We also find that the decision of Hon’ble Madras High Court was subsequently followed by the Hon’ble Delhi High Court in the case of CIT vs Lemon Tree Hotels Ltd in ITA No. 107/2015 dated 18.8.2015 reported in 2015-TIOL-2636-HC-DEL-IT.

In view of our aforesaid findings in the facts and circumstances of the case, respectfully following the CBDT Circular and the judicial precedents relied upon hereinabove, we hold that the compensation paid in the form of ESOP expenditure is an allowable deduction as an expenditure incurred wholly and exclusively for the purpose of business. Hence we have no hesitation in directing the ld AO to delete the disallowance made in this regard. Accordingly, the Grounds 1a) to 1e) raised by the assessee are allowed.

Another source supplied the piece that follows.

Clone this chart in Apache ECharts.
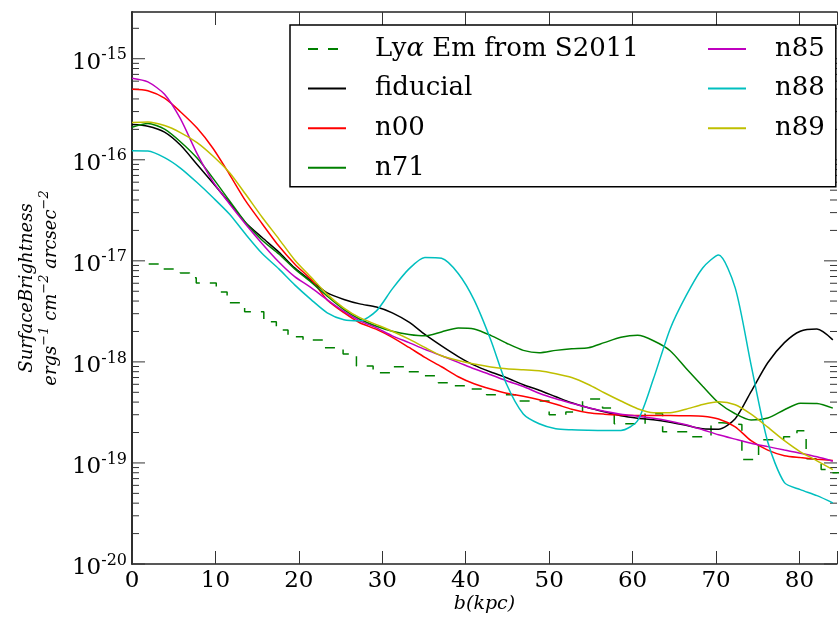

13.1  The ld.AR also relied on another decision of Bangalore Bench of the Tribunal in the case of TE Connectivity Services India Pvt. Ltd., in IT(TP)A No.191/Bang/2022 dated 16.09.2022, wherein the Tribunal has considered exactly identical facts in para 30 as under:-

30. We have carefully considered the rival submissions. It is clear from the facts on record that there was an actual issue of shares of the parent company by the assessee to its employees. The difference, between the fair market value of the shares of the parent company on the date of issue of shares and the price at which those shares were issued by the assessee to its employees, was reimbursed by the assessee to its parent company. This sum so reimbursed was claimed as expenditure in the profit & loss account of the assessee as an employee cost. The law by now is well settled by the decision of the Special Bench of the ITAT Bangalore in the case of Biocon Ltd. in ITA No.248/Bang/2010, A.Y. 2004-05 and other connected appeals, by order dated 16.07.2013, wherein it was held that expenditure on account of ESOP is a revenue expenditure and had to be allowed as deduction while computing income. The Special Bench held that the sole object of issuing shares to employees at a discounted premium is to compensate them for the continuity of their services to the company. By no stretch of imagination, we can describe such discount as either a short capital receipt or a capital expenditure. It is nothing but the employees cost incurred by the company. The substance of this transaction is disbursing compensation to the employees for their services, for which the form of issuing shares at a discounted premium is adopted. The said decision has been upheld by the Hon’ble Karnataka High Court in the case of BIOCON Ltd. (supra). Therefore the issue in so far as this Bench of ITAT is concerned is concluded by the decision of the Hon’ble Jurisdictional High Court. Pendency of identical issue before the Hon’ble Supreme Court cannot be the basis not to follow decision of jurisdictional High Court. In the present case, there is no dispute that the liability has accrued to the assessee during the previous year. There is no reason why this expenditure should not be considered as expenditure wholly and exclusively incurred for the purpose of business of the assessee. We therefore hold that the claim of the assessee has to be allowed. Grd.No.11 is accordingly allowed.

14. When these facts were confronted, ld.CIT-DR could not adduce anything except relied on the order of the AO and that of the CIT(A).

15. After hearing rival contentions and going through the facts of the case, we noted that the expenses incurred by assessee by way of payment to its parent company, which has in turn issued shares to the employees of the assessee, the expenditure seems towards disbursing compensation to the employees for their services and hence, the same is to be treated as revenue in nature as held by the Tribunal in the case of Caterpillar India Pvt. Ltd., supra as well as TE

Connectivity Services India Pvt. Ltd., supra. Respectfully following the decision of Co-ordinate Bench of Chennai and Bangalore, we allow the claim of assessee.

16. In the result, the appeal filed by the assessee is partly allowed for statistical purposes.

Order pronounced in the open court on 22nd December, 2022 at Chennai.